Happy new month! And a blessed First Sunday in Advent to all.

If you didn't see yesterday's entry about the noble art of electronic repair, and why the repair business is a lot like the insurance business, click here and read it. Then proceed...

On Saturday I did something in my workshop that is rarely done in this century. I replaced a tuning-eye tube.

As you can see, it made a dramatic difference. But what is this contraption?

It's a vacuum tube that glows green on one end, and part of the green glow is blocked off, depending on a signal voltage applied to it. Above, you see it as the display device on my somewhat souped-up Heathkit capacitor tester.


Back in the 1930s, radio manufacturers wanted to include a meter in the radio, to help people tune each station exactly. (Tune for the highest meter reading.) But meters are expensive, and there would also need to be a tube to amplify the signal for the meter. Further, the purpose of such a meter is just to find the maximum — it doesn't have to have a calibrated scale.

So someone had the idea of building an indicator device into the amplifying tube itself. The "tuning eye" is what resulted. It looks rather like an eye, hence the name.

By the 1960s, tuning eyes were rare; everybody got good local radio reception and didn't feel the need for a tuning aid. Shortwave radios for serious listeners had meters, not tuning eyes. So the technology was almost obsolete...

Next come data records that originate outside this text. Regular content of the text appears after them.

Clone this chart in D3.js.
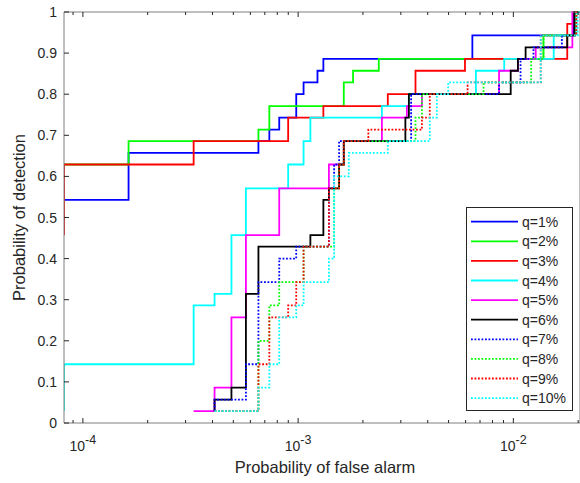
<!DOCTYPE html>
<html>
<head>
<meta charset="utf-8">
<script src="https://cdn.jsdelivr.net/npm/d3@7"></script>
<style>
  body { margin: 0; background: #fff; }
  svg { display: block; font-family: "Liberation Sans", Arial, sans-serif; }
</style>
</head>
<body>
<svg id="chart" width="580" height="483"></svg>
<script>
// legend labels and styles per series
var labels = ["q=1%", "q=2%", "q=3%", "q=4%", "q=5%", "q=6%", "q=7%", "q=8%", "q=9%", "q=10%"];
var colors = ["#0000ff", "#00ff00", "#ff0000", "#00ffff", "#ff00ff", "#000000", "#0000ff", "#00ff00", "#ff0000", "#00ffff"];
var dotted = [false, false, false, false, false, false, true, true, true, true];

// false alarm (x) and detection (y) step points
var fa1 = [8.17e-5, 1.63e-4, 6.54e-4, 7.35e-4, 8.17e-4, 9.8e-4, 1.06e-3, 1.23e-3, 1.31e-3, 6.45e-3, 1.9e-2];
var pd1 = [0.543, 0.657, 0.686, 0.714, 0.743, 0.8, 0.829, 0.857, 0.886, 0.943, 1];
var fa2 = [8.17e-5, 1.63e-4, 6.54e-4, 7.35e-4, 1.63e-3, 1.8e-3, 2.37e-3, 1.38e-2, 1.94e-2];
var pd2 = [0.629, 0.686, 0.714, 0.771, 0.829, 0.857, 0.886, 0.943, 1];
var fa3 = [8.17e-5, 8.17e-5, 3.27e-4, 8.99e-4, 1.31e-3, 2.61e-3, 3.51e-3, 5.96e-3, 1.78e-2, 1.92e-2];
var pd3 = [0.457, 0.629, 0.686, 0.743, 0.771, 0.8, 0.857, 0.886, 0.971, 1];
var fa4 = [8.17e-5, 8.17e-5, 3.27e-4, 4.09e-4, 4.9e-4, 5.72e-4, 8.99e-4, 1.06e-3, 1.14e-3, 2.45e-3, 3.27e-3, 6.7e-3, 9.07e-3, 1.54e-2, 1.93e-2];
var pd4 = [0.029, 0.143, 0.286, 0.314, 0.457, 0.571, 0.629, 0.686, 0.743, 0.771, 0.8, 0.857, 0.886, 0.943, 1];
var fa5 = [3.27e-4, 4.09e-4, 4.9e-4, 5.72e-4, 8.17e-4, 1.39e-3, 1.63e-3, 2.45e-3, 3.2e-3, 3.76e-3, 8.58e-3, 1.05e-2, 1.27e-2, 1.88e-2];
var pd5 = [0.029, 0.086, 0.257, 0.457, 0.571, 0.629, 0.686, 0.743, 0.771, 0.8, 0.857, 0.886, 0.914, 1];
var fa6 = [4.09e-4, 4.09e-4, 4.9e-4, 5.72e-4, 6.54e-4, 1.14e-3, 1.31e-3, 1.39e-3, 1.55e-3, 1.63e-3, 3.15e-3, 3.27e-3, 9.72e-3, 1.05e-2, 1.14e-2, 1.78e-2, 1.92e-2];
var pd6 = [0.029, 0.057, 0.086, 0.314, 0.429, 0.457, 0.543, 0.571, 0.629, 0.686, 0.743, 0.8, 0.857, 0.886, 0.914, 0.943, 1];
var fa7 = [4.09e-4, 4.09e-4, 5.72e-4, 6.54e-4, 8.17e-4, 9.8e-4, 1.39e-3, 1.47e-3, 1.55e-3, 3.35e-3, 8.58e-3, 1.08e-2, 1.24e-2, 1.68e-2, 1.96e-2];
var pd7 = [0.029, 0.057, 0.143, 0.343, 0.4, 0.429, 0.571, 0.629, 0.686, 0.8, 0.829, 0.886, 0.914, 0.943, 1];
var fa8 = [4.09e-4, 6.54e-4, 7.35e-4, 8.17e-4, 1.06e-3, 1.47e-3, 1.55e-3, 1.63e-3, 3.51e-3, 3.76e-3, 7.27e-3, 1.21e-2, 1.38e-2, 1.96e-2];
var pd8 = [0.029, 0.2, 0.286, 0.343, 0.429, 0.571, 0.629, 0.686, 0.743, 0.8, 0.829, 0.886, 0.943, 1];
var fa9 = [4.09e-4, 6.54e-4, 7.35e-4, 8.99e-4, 9.8e-4, 1.06e-3, 1.39e-3, 1.55e-3, 1.63e-3, 2.12e-3, 3.76e-3, 4.09e-3, 6.13e-3, 1.34e-2, 1.96e-2];
var pd9 = [0.029, 0.143, 0.257, 0.286, 0.343, 0.429, 0.571, 0.629, 0.686, 0.714, 0.743, 0.8, 0.829, 0.943, 1];
var fa10 = [4.09e-4, 6.54e-4, 7.35e-4, 8.17e-4, 9.8e-4, 1.06e-3, 1.39e-3, 1.47e-3, 1.72e-3, 2.61e-3, 4.09e-3, 4.41e-3, 4.98e-3, 1.34e-2, 1.99e-2];
var pd10 = [0.029, 0.086, 0.143, 0.257, 0.286, 0.343, 0.4, 0.6, 0.657, 0.686, 0.743, 0.8, 0.829, 0.943, 1];

var xDomain = [8.17e-5, 2.04e-2];
var yTicks = [0, 0.1, 0.2, 0.3, 0.4, 0.5, 0.6, 0.7, 0.8, 0.9, 1];
var xTickExp = [-4, -3, -2];

var faAll = [fa1, fa2, fa3, fa4, fa5, fa6, fa7, fa8, fa9, fa10];
var pdAll = [pd1, pd2, pd3, pd4, pd5, pd6, pd7, pd8, pd9, pd10];

var margin = {left: 64, right: 0, top: 12, bottom: 60};
var svg = d3.select("#chart");
var W = 580, H = 483;
var x = d3.scaleLog().domain(xDomain).range([margin.left, W - margin.right]);
var y = d3.scaleLinear().domain([0, 1]).range([H - margin.bottom, margin.top]);
var axisColor = "#262626";

svg.append("clipPath").attr("id", "plotclip").append("rect")
    .attr("x", margin.left).attr("y", margin.top - 2)
    .attr("width", W - margin.left).attr("height", y(0) - margin.top + 4);

// curves
var plot = svg.append("g").attr("clip-path", "url(#plotclip)");
var line = d3.line()
    .x(function(d){ return x(d[0]); })
    .y(function(d){ return y(d[1]); })
    .curve(d3.curveStepAfter);

faAll.forEach(function(fa, i){
    var pts = fa.map(function(f, k){ return [f, pdAll[i][k]]; });
    pts.push([xDomain[1] * 1.2, pdAll[i][pdAll[i].length - 1]]);
    plot.append("path")
        .attr("d", line(pts))
        .attr("fill", "none")
        .attr("stroke", colors[i])
        .attr("stroke-width", 1.8)
        .attr("stroke-dasharray", dotted[i] ? "1.8,1.7" : null);
});

// box
var g = svg.append("g");
g.append("path")
    .attr("d", "M" + x.range()[0] + "," + y(0) + "H" + x.range()[1] + "V" + y(1) + "H" + x.range()[0] + "Z")
    .attr("fill", "none").attr("stroke", "#7f7f7f").attr("stroke-width", 1);

// x ticks (log, inward, top & bottom)
var majors = xTickExp.map(function(e){ return Math.pow(10, e); });
var minors = [];
[-5, -4, -3, -2].forEach(function(e){
    for (var m = 2; m <= 9; m++) {
        var v = m * Math.pow(10, e);
        if (v >= xDomain[0] && v <= xDomain[1]) minors.push(v);
    }
});
majors.forEach(function(v){
    g.append("line").attr("x1", x(v)).attr("x2", x(v)).attr("y1", y(0)).attr("y2", y(0) - 5).attr("stroke", axisColor);
    g.append("line").attr("x1", x(v)).attr("x2", x(v)).attr("y1", y(1)).attr("y2", y(1) + 5).attr("stroke", axisColor);
});
minors.forEach(function(v){
    g.append("line").attr("x1", x(v)).attr("x2", x(v)).attr("y1", y(0)).attr("y2", y(0) - 3).attr("stroke", axisColor);
    g.append("line").attr("x1", x(v)).attr("x2", x(v)).attr("y1", y(1)).attr("y2", y(1) + 3).attr("stroke", axisColor);
});
xTickExp.forEach(function(e){
    var t = g.append("text")
        .attr("x", x(Math.pow(10, e)))
        .attr("y", y(0) + 28)
        .attr("text-anchor", "middle")
        .attr("font-size", 14)
        .attr("fill", axisColor);
    t.append("tspan").text("10");
    t.append("tspan").attr("dy", -7).attr("font-size", 12.5).text("-" + Math.abs(e));
});

// y ticks
yTicks.forEach(function(v){
    g.append("line").attr("x1", x.range()[0]).attr("x2", x.range()[0] + 5).attr("y1", y(v)).attr("y2", y(v)).attr("stroke", axisColor);
    g.append("text")
        .attr("x", x.range()[0] - 7)
        .attr("y", y(v) + 5)
        .attr("text-anchor", "end")
        .attr("font-size", 14)
        .attr("fill", axisColor)
        .text(d3.format("")(v));
});

// axis labels
svg.append("text")
    .attr("x", (x.range()[0] + x.range()[1]) / 2 + 3)
    .attr("y", 473)
    .attr("text-anchor", "middle")
    .attr("font-size", 16.5)
    .attr("fill", axisColor)
    .text("Probability of false alarm");
svg.append("text")
    .attr("transform", "translate(25," + ((y(0) + y(1)) / 2) + ") rotate(-90)")
    .attr("text-anchor", "middle")
    .attr("font-size", 16.5)
    .attr("fill", axisColor)
    .text("Probability of detection");

// legend
var lg = svg.append("g");
lg.append("rect")
    .attr("x", 466.5).attr("y", 207.5).attr("width", 106).attr("height", 203)
    .attr("fill", "#fff").attr("stroke", axisColor).attr("stroke-width", 1);
labels.forEach(function(lab, i){
    var yy = 221.7 + i * 19.6;
    lg.append("line")
        .attr("x1", 471).attr("x2", 518).attr("y1", yy).attr("y2", yy)
        .attr("stroke", colors[i]).attr("stroke-width", 1.8)
        .attr("stroke-dasharray", dotted[i] ? "1.8,1.7" : null);
    lg.append("text")
        .attr("x", 522).attr("y", yy + 5)
        .attr("font-size", 14)
        .attr("fill", axisColor)
        .text(lab);
});
</script>
</body>
</html>
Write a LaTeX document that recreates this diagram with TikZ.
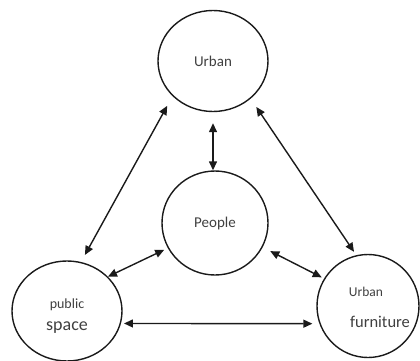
\documentclass[tikz,border=0pt]{standalone}
\usepackage{fontspec}
\setmainfont{Carlito}
\usetikzlibrary{shapes.geometric,arrows.meta}
\definecolor{ink}{HTML}{1A1A1A}
\definecolor{txt}{HTML}{404040}
\tikzset{
  bubble/.style={ellipse, draw=ink, line width=1.4pt, inner sep=0pt, fill=white},
  link/.style={draw=ink, line width=1.4pt, {Triangle[length=9pt,width=8pt]}-{Triangle[length=9pt,width=8pt]}},
  lbl/.style={text=txt, inner sep=0pt}
}
\begin{document}
\begin{tikzpicture}[x=1pt,y=-1pt]
\useasboundingbox (0,0) rectangle (420,361);
\node[bubble, minimum width=110pt, minimum height=101pt] (urban) at (213,61) {};
\node[bubble, minimum width=106pt, minimum height=104pt] (people) at (215,223) {};
\node[bubble, minimum width=110pt, minimum height=100pt] (pub) at (67,311) {};
\node[bubble, minimum width=102pt, minimum height=103pt] (furn) at (368,306) {};
\node[lbl, font=\fontsize{15}{15}\selectfont] (turban) at (urban.center) {Urban};
\node[lbl, font=\fontsize{15}{15}\selectfont] (tpeople) at (people.center) {People};
\node[lbl, font=\fontsize{14}{14}\selectfont] (tpublic) at (67,305) {public};
\node[lbl, font=\fontsize{18}{18}\selectfont] (tspace) at (67,328) {space};
\node[lbl, font=\fontsize{13.5}{13.5}\selectfont] (turb2) at (366,292) {Urban};
\node[lbl, font=\fontsize{16.5}{16.5}\selectfont] (tfurn) at (380,322) {furniture};
% connectors
\draw[link, shorten <=11pt] (urban.south) -- (urban.south |- people.north);
\draw[link, shorten <=11pt, shorten >=8pt] (urban.221.9) -- (pub.74.1);
\draw[link, shorten <=10pt, shorten >=4pt] (urban.315.6) -- (furn.103.5);
\draw[link, shorten <=4pt, shorten >=0pt] (people.208.4) -- (pub.40.4);
\draw[link, shorten <=8.5pt, shorten >=2.6pt] (people.333.9) -- (furn.148.7);
\draw[link, shorten <=3pt, shorten >=7pt] (pub.-13.8) -- (furn.200.6);
\end{tikzpicture}
\end{document}
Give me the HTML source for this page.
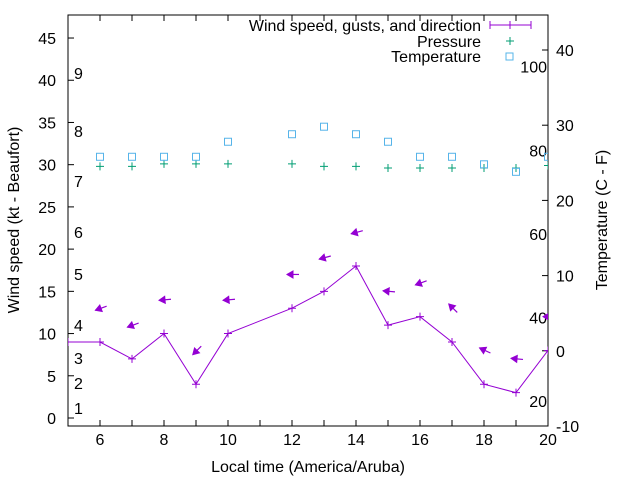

But tuning eyes hung on in a few kinds of test equipment, notably capacitor testers. My Heathkit IT-11 has one. And what I didn't know, when I bought that instrument about a quarter century ago, was that its tuning eye was on its last legs. It was hard to see.

I can put up with a dim display for 25 years, but not forever. So I replaced the tube. Here are the old and new ones, for comparison. The phosphor in the old one has deteriorated and turned brown. The new one (about 60 years old, but never used, and fresh in its RCA box from an eBay vendor) is tremendously brighter.